See Citizens Bank, N.A. v. Nash, No. 2:20-cv-00351 (E.D. Pa. 2021) which involved  a lien priority fight  between the IRS and the bank holding the taxpayer’s mortgage.  The bank erroneously recorded a release of its mortgage and that error caused it to lose the lien priority fight with the IRS.  An excellent article on this case can be found at Procedurally Taxing blog at https://procedurallytaxing.com/irs-wins-lien-priority-fight-with-bank/

The question we are next asked is whether the IRS will foreclose on their tax lien and seize the house to satisfy their tax debt. The IRS rarely forecloses on tax liens because they need to satisfy the mortgage first, as a result of the sale, and they do not want taxpayers to lose their homes.


In addition, in Kings, Queens, New York, Bronx, Richmond, Nassau, Suffolk, Rockland, Westchester, or Putnam counties, there is a $179,950 homestead exemption per spouse who owns and lives in the house. Therefore, a married couple who owns and lives in the house can protect $359,900 in equity. A homestead exemption applies after a mortgage but before a tax lien. Therefore, if a house had a $700,000 fair market value and a mortgage of $500,000, and a bank foreclosed on its lien, the bank would receive $500,000, the homeowners $200,000, and the IRS nothing.  

So what is the impact of an IRS tax lien on a house if the IRS does not foreclose on the tax lien? The IRS  tax lien will prevent the taxpayer from selling or refinancing their house for 10 years. A tax lien is a lien against a home for ten years. 

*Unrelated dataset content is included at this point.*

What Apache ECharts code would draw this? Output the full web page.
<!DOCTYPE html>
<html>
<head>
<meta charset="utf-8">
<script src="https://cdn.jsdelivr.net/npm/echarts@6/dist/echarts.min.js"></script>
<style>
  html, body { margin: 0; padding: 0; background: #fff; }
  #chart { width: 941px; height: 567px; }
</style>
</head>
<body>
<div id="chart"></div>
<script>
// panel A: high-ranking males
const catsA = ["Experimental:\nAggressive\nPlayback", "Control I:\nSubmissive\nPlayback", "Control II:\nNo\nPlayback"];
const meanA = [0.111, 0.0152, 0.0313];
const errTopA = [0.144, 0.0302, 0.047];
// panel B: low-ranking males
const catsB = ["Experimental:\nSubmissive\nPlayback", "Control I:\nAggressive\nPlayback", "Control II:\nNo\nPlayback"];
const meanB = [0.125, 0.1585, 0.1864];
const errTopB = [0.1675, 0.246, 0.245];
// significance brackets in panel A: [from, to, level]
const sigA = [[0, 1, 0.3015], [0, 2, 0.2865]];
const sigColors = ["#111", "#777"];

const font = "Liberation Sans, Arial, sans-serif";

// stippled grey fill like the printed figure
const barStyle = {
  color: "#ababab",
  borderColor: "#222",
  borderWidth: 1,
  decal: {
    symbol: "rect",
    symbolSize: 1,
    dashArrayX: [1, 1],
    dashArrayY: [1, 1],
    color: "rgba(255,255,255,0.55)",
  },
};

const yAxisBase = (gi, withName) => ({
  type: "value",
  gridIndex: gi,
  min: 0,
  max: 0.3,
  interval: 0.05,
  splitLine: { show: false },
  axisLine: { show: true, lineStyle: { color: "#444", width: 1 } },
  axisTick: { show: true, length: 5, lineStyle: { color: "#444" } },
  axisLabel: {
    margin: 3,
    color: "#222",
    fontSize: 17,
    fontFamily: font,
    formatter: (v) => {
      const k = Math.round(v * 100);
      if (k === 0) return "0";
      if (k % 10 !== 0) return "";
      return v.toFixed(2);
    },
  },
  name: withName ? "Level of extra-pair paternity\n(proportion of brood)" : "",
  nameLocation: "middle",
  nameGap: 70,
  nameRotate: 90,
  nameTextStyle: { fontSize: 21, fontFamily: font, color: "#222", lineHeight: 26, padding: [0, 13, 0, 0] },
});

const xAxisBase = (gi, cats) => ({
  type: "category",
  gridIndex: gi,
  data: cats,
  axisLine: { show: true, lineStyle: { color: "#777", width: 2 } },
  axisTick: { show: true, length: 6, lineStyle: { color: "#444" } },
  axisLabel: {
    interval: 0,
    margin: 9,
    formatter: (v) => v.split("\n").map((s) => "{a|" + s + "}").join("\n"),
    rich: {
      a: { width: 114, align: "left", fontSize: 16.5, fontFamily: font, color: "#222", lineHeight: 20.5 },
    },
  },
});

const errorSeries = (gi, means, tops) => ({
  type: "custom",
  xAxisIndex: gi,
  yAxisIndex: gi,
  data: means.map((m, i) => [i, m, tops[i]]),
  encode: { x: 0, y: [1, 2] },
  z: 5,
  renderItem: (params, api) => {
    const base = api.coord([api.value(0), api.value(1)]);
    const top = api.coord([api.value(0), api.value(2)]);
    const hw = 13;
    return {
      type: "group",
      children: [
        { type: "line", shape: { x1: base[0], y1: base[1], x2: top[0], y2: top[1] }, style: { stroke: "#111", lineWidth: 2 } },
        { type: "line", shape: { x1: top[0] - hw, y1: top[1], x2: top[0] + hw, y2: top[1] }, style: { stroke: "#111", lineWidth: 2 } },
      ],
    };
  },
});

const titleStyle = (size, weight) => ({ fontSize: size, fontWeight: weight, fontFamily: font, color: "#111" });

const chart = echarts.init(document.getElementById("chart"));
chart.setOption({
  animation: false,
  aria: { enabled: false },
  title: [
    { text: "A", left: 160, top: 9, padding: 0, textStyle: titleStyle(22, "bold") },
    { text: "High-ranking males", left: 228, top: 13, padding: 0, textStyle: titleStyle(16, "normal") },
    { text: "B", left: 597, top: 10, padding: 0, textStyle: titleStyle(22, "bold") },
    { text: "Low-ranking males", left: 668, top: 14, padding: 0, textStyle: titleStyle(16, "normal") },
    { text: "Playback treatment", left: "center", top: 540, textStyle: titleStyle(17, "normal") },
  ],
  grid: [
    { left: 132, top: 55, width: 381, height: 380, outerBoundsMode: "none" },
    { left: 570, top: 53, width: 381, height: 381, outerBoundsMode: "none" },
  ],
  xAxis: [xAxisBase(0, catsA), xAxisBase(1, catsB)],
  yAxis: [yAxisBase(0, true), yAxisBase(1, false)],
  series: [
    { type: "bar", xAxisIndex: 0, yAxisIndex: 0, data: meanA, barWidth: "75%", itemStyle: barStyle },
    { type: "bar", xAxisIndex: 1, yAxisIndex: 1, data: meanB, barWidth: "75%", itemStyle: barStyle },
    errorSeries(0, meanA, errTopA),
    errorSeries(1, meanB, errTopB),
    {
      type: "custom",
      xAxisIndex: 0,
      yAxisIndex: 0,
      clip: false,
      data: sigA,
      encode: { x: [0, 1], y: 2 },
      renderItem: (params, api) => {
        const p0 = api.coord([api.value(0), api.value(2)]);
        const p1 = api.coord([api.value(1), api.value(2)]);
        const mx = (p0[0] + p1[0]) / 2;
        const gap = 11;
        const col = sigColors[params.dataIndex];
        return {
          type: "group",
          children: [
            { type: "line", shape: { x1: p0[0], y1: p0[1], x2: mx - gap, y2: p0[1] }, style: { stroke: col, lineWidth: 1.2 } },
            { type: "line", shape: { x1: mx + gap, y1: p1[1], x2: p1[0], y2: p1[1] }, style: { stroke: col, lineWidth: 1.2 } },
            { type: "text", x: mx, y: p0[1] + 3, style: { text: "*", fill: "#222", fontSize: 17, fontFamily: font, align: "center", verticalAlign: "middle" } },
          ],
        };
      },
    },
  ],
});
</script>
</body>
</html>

If a homeowner wants to sell or refinance their house and is subject to a tax lien, they can contact the IRS and request a satisfaction of the lien by paying the tax at closing.  Taxes, interest, and penalties must be paid to the IRS by homeowners. Sometimes the IRS will waive certain tax penalties, so homeowners should hire a lawyer or CPA to negotiate with the IRS on their behalf.